Mayberry, if only because who else would it be? The now-28-year-old righty swinger made a splash in his brush with semiregular playing time last year, clubbing 15 homers in less than 300 plate appearances, with a .369 wOBA. We might see a bit of a playing-time logjam with Wigginton, Mayberry, and Laynce Nix battling for playing time at two positions, and that’s before Howard comes back. But if Mayberry finds his way to 500 plate appearances, he could produce some impressive power numbers.

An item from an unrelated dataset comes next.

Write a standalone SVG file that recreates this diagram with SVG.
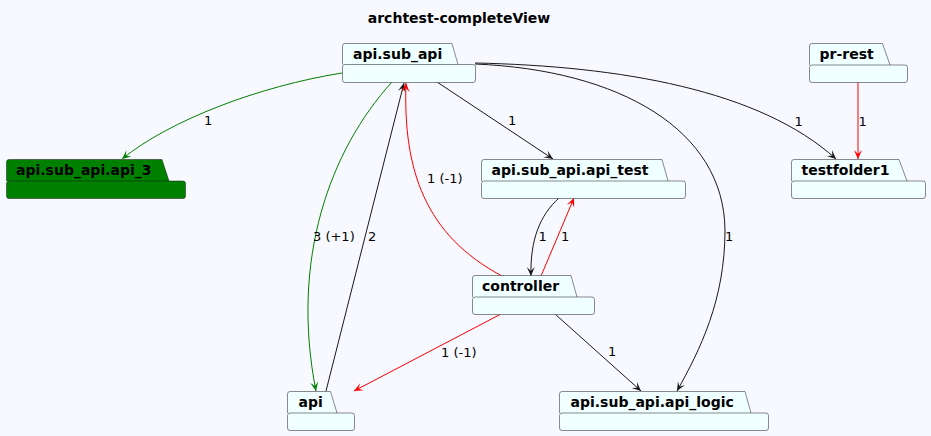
<svg xmlns="http://www.w3.org/2000/svg" width="931" height="436" viewBox="0 0 931 436">
<style>
.bg{fill:#F8F8FF}
.pk{fill:#F0FFFF;stroke:#181818;stroke-width:0.5}
.pkg{fill:#008000;stroke:#181818;stroke-width:0.5}
.nm{font-family:"DejaVu Sans",sans-serif;font-size:14px;font-weight:bold;fill:#000}
.lb{font-family:"DejaVu Sans",sans-serif;font-size:13px;fill:#000}
.e{fill:none;stroke-width:1}
.k{stroke:#181818}
.g{stroke:#008000}
.r{stroke:#FF0000}
</style>
<defs>
<marker id="ak" viewBox="-10 -5 11 10" refX="0" refY="0" markerWidth="11" markerHeight="10" markerUnits="userSpaceOnUse" orient="auto"><path d="M0,0 L-9,-4 L-5,0 L-9,4 Z" fill="#181818"/></marker>
<marker id="ag" viewBox="-10 -5 11 10" refX="0" refY="0" markerWidth="11" markerHeight="10" markerUnits="userSpaceOnUse" orient="auto"><path d="M0,0 L-9,-4 L-5,0 L-9,4 Z" fill="#008000"/></marker>
<marker id="ar" viewBox="-10 -5 11 10" refX="0" refY="0" markerWidth="11" markerHeight="10" markerUnits="userSpaceOnUse" orient="auto"><path d="M0,0 L-9,-4 L-5,0 L-9,4 Z" fill="#FF0000"/></marker>
</defs>
<rect class="bg" x="0" y="0" width="931" height="436"/>
<text x="459" y="23" text-anchor="middle" class="nm">archtest-completeView</text>

<g id="connectors">
<path class="e g" d="M342,73 C260,86 170,120 122,159" marker-end="url(#ag)"/>
<path class="e g" d="M392,82 C330,150 290,260 316,391" marker-end="url(#ag)"/>
<path class="e k" d="M326,391 L404,83" marker-end="url(#ak)"/>
<path class="e r" d="M502,276 C425,235 403,170 406,83" marker-end="url(#ar)"/>
<path class="e k" d="M437,82 L553,159" marker-end="url(#ak)"/>
<path class="e k" d="M475,64 C620,70 724,130 725,230 C725,300 700,350 677,391" marker-end="url(#ak)"/>
<path class="e k" d="M475,63 C620,66 760,90 836,159" marker-end="url(#ak)"/>
<path class="e r" d="M858,82 L858,159" marker-end="url(#ar)"/>
<path class="e k" d="M559,198 C540,215 530,240 531,276" marker-end="url(#ak)"/>
<path class="e r" d="M541,276 L574,198" marker-end="url(#ar)"/>
<path class="e r" d="M501,314 L354,391" marker-end="url(#ar)"/>
<path class="e k" d="M555,314 L641,391" marker-end="url(#ak)"/>
<text class="lb" x="204" y="124.5">1</text>
<text class="lb" x="313" y="241">3 (+1)</text>
<text class="lb" x="368" y="241">2</text>
<text class="lb" x="427" y="183">1 (-1)</text>
<text class="lb" x="508" y="125">1</text>
<text class="lb" x="794.5" y="125.5">1</text>
<text class="lb" x="858.5" y="125.5">1</text>
<text class="lb" x="538.5" y="241">1</text>
<text class="lb" x="561" y="241">1</text>
<text class="lb" x="725" y="241">1</text>
<text class="lb" x="441" y="357">1 (-1)</text>
<text class="lb" x="608" y="356">1</text>
</g>

<g id="node-api.sub_api">
<path class="pk" d="M342.5,64.5 L342.5,46 A2.5,2.5 0 0 1 345,43.5 L452,43.5 L458,64.5"/>
<rect class="pk" x="342.5" y="64.5" width="133" height="18" rx="2.5"/>
<text class="nm" x="353" y="59">api.sub_api</text>
</g>
<g id="node-api.sub_api.api_3">
<path class="pkg" d="M6.5,181 L6.5,162 A2.5,2.5 0 0 1 9,159.5 L162,159.5 L169,181"/>
<rect class="pkg" x="6.5" y="181" width="179" height="17.5" rx="2.5"/>
<text class="nm" x="16" y="175">api.sub_api.api_3</text>
</g>
<g id="node-api.sub_api.api_test">
<path class="pk" d="M481.5,181 L481.5,162 A2.5,2.5 0 0 1 484,159.5 L662,159.5 L668,181"/>
<rect class="pk" x="481.5" y="181" width="204" height="17.5" rx="2.5"/>
<text class="nm" x="491.5" y="175">api.sub_api.api_test</text>
</g>
<g id="node-controller">
<path class="pk" d="M472.5,297 L472.5,278 A2.5,2.5 0 0 1 475,275.5 L571,275.5 L577,297"/>
<rect class="pk" x="472.5" y="297" width="122" height="17.5" rx="2.5"/>
<text class="nm" x="482" y="291">controller</text>
</g>
<g id="node-api">
<path class="pk" d="M287.5,413 L287.5,394 A2.5,2.5 0 0 1 290,391.5 L330.5,391.5 L337,413"/>
<rect class="pk" x="287.5" y="413" width="67" height="17.5" rx="2.5"/>
<text class="nm" x="298.5" y="406.5">api</text>
</g>
<g id="node-api.sub_api.api_logic">
<path class="pk" d="M559.5,413 L559.5,394 A2.5,2.5 0 0 1 562,391.5 L745,391.5 L751,413"/>
<rect class="pk" x="559.5" y="413" width="209" height="17.5" rx="2.5"/>
<text class="nm" x="570.5" y="406.5">api.sub_api.api_logic</text>
</g>
<g id="node-pr-rest">
<path class="pk" d="M809.5,65 L809.5,46 A2.5,2.5 0 0 1 812,43.5 L882.5,43.5 L890,65"/>
<rect class="pk" x="809.5" y="65" width="98" height="17.5" rx="2.5"/>
<text class="nm" x="819.5" y="59">pr-rest</text>
</g>
<g id="node-testfolder1">
<path class="pk" d="M791.5,181 L791.5,162 A2.5,2.5 0 0 1 794,159.5 L899,159.5 L907,181"/>
<rect class="pk" x="791.5" y="181" width="134" height="17.5" rx="2.5"/>
<text class="nm" x="801.5" y="175">testfolder1</text>
</g>
</svg>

IF EVERYTHING BREAKS RIGHT
The Phillies head back to the postseason knowing Halladay, Lee, and Hamels will be a tough out for any team. Of course that’s what they must have thought last year after a 102-win season, and the Cardinals bounced them in the first round. This is an imperfect roster, and Amaro might need to address one or two positions and find better bridge arms to Bastardo and Papelbon for the Phillies to be set for playoff battles.
IF EVERYTHING GOES WRONG
The Braves, Marlins, and Nationals all rise up and threaten the Phillies’ NL East hegemony, forcing a frantic wild card chase to sneak back into October. Howard’s injury remains a big unknown, and the team’s aging lineup remains a concern. Three aces solve a hell of a lot of problems, but there is some broader downside here.